Carl Craig reflects on the paradox of Christian’s 2015 season: “For what he can do, it was average. Didn’t score as many goals as he could have. But at the same time he finished second leading scorer.”
* * *
A question has puzzled me as long as I have been watching Christian play: “what kind of striker is he?” A poacher? A target man? I asked everyone I interviewed this same question. Carl Craig gave it a long pause and a laugh—it seems he wonders this too. “He’s a strange kind [of ] target man. He’s a good target man and very skillful. He’s got good feet,” but he doesn’t play the role in the way you would expect: winning headers or holding the ball. His feet get brought up a lot—his feet and his brains.
Ramirez has spent a lot of time watching game film on other players. He says, “I try and emulate certain players like Edin Dzeko and Falcao. I’ll go and watch them and try to figure out how they’re successful, mainly on their movement. They’re not the fastest of guys but somehow they always have another step on someone. When it comes to finishing, I was mind-blown watching Falcao at Porto and Atlético. That really gave me images of what scoring goals is like.”

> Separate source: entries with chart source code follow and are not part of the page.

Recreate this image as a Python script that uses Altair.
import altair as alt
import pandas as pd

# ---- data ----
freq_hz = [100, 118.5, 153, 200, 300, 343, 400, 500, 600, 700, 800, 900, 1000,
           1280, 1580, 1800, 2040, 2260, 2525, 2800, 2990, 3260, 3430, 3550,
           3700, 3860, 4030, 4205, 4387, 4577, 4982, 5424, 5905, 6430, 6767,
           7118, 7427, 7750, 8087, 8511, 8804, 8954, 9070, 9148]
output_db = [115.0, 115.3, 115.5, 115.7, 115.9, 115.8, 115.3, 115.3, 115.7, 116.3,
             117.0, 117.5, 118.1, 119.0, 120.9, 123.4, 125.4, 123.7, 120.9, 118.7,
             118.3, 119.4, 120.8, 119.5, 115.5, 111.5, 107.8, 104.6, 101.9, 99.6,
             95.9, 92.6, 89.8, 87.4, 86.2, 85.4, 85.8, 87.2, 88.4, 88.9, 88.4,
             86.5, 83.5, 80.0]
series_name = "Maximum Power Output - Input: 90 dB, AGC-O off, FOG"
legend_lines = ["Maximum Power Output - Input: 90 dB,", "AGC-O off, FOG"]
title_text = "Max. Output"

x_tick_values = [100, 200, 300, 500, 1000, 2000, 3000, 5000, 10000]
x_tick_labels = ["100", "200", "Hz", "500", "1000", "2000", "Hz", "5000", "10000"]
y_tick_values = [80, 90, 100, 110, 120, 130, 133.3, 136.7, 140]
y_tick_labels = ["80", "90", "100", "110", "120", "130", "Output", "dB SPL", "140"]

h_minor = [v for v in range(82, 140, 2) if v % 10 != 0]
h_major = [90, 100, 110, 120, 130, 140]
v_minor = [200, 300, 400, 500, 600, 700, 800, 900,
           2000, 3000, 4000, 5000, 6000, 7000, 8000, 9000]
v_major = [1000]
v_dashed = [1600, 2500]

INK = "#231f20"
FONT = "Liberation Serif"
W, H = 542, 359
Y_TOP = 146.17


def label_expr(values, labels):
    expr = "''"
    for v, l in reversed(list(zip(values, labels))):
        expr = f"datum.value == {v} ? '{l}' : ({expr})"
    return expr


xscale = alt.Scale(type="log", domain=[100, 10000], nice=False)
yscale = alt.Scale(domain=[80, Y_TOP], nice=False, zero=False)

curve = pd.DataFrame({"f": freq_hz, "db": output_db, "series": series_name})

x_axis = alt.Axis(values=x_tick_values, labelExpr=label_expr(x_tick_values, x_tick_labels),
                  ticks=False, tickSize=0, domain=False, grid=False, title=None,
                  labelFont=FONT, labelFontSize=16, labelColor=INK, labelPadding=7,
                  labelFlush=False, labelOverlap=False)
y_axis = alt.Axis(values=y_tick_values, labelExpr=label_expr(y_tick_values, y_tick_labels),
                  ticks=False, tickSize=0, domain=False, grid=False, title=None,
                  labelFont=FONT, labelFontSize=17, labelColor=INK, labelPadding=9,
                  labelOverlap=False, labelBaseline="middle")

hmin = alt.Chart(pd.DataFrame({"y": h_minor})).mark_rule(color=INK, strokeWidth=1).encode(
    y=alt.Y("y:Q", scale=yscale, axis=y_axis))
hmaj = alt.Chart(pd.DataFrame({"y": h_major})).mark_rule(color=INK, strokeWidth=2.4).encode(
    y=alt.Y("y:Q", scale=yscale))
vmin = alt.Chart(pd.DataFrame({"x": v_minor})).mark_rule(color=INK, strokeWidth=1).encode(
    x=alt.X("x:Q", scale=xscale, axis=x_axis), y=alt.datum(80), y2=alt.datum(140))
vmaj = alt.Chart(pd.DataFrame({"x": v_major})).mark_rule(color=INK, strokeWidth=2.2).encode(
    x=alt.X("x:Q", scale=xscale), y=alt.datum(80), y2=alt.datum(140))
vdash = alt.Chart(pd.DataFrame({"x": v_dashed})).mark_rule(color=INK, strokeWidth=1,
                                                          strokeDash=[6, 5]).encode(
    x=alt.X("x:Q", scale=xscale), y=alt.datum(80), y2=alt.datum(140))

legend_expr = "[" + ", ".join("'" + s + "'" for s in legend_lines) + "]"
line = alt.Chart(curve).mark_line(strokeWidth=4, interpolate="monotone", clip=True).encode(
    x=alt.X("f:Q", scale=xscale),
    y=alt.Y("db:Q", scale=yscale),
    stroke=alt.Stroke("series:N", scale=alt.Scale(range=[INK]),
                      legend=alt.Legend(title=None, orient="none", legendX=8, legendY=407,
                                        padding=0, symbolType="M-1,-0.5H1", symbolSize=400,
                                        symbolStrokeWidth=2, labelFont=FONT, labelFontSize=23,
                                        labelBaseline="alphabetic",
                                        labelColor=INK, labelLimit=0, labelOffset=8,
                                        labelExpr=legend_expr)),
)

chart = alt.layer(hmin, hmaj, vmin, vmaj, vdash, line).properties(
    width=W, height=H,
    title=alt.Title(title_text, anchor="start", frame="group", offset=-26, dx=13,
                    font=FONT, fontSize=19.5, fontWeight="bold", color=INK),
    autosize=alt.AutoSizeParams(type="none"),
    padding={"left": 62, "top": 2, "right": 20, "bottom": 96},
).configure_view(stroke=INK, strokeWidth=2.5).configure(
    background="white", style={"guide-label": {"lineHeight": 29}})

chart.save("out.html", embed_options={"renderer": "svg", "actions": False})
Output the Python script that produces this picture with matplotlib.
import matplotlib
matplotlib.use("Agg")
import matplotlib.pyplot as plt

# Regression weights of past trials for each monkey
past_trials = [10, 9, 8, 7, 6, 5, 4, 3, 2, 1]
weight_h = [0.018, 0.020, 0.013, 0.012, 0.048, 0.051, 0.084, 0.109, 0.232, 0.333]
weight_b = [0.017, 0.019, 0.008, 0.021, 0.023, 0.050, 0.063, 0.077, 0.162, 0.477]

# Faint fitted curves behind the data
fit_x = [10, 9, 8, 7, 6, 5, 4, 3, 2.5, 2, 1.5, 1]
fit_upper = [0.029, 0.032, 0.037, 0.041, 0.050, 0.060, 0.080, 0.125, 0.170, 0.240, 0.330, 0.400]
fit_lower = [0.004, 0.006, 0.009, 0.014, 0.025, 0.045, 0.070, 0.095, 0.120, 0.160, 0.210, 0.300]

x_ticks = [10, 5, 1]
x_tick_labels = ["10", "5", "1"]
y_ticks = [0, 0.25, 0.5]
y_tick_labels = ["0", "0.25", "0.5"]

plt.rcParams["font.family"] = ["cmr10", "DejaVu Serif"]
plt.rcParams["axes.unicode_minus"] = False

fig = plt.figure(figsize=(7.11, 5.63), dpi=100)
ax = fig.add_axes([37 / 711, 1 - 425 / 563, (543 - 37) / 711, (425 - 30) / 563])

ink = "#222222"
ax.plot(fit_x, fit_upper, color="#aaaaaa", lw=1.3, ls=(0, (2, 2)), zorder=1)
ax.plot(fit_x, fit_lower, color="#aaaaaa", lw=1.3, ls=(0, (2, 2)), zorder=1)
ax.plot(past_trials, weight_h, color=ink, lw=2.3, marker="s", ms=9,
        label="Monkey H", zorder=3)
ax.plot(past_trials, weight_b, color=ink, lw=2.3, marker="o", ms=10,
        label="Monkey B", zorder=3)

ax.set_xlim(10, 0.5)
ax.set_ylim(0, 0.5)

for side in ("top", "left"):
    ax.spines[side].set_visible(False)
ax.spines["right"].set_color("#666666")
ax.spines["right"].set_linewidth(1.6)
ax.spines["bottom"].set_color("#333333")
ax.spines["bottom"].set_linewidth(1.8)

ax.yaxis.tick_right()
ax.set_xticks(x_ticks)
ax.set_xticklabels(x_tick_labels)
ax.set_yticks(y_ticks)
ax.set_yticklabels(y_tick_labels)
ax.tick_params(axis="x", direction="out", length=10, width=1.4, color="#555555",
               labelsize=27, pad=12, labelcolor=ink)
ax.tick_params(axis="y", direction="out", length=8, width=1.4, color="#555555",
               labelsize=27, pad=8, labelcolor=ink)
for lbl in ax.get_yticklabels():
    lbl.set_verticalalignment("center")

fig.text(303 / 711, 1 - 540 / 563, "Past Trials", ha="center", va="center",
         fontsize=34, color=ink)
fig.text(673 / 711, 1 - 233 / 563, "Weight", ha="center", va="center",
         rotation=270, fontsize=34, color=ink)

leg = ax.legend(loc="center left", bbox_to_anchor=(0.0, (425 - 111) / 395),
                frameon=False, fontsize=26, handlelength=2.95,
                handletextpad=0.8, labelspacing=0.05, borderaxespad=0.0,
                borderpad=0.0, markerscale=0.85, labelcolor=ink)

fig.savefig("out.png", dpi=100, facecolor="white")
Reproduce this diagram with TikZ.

People talk about Christian’s soccer brains because he plays the game so cerebrally. He watches and he imagines. I ask Carl Craig if there is a particular player’s style he’d liken Christian to and he says, “He’s got a touch of the Ibras [Zlatan Ibrahimovic] in him. Obviously Ibra is much bigger, but he’s got a touch of the ball.” Christian does have a certain flair for the extravagant goal.
Ramirez made his debut for Minnesota United FC away at San Antonio Scorpions on April 12, 2014. It was the first game of the season and after 16 minutes Aaron Pitchkolan pops a ball into the 18 yard box. Ramirez tucked his back into the defender and watched it drop in front of him. The ball took a bounce and he turned with it, muscling his defender, and sent a looping strike into the corner of the net.
Manny Lagos remembers that moment distinctly. “His first goal was scored in such a way that got people really excited. It just had a quality and deadliness to it that is very important.” It was an announcement, a triumphant entrance, and a statement that he would follow up on more than once.
Later that season, Christian scored a magnificent overhead kick in a 5-1 rout of Indy Eleven. It was one of those moments you experience as déjà vu: the second I saw the ball in the air and Christian eyed it up, I saw the slow-motion, backward arch and kick. And then I saw it again, it happened just as I imagined it.
There is no real debate about Christian Ramirez and luck. Events certainly conspired to let Ramirez emerge the way he did. However, there is an inevitability to watching him play, like déjà vu: you watch him play perhaps the way he imagines it as he watches Falcao or Dzeko in game tape. No luck required.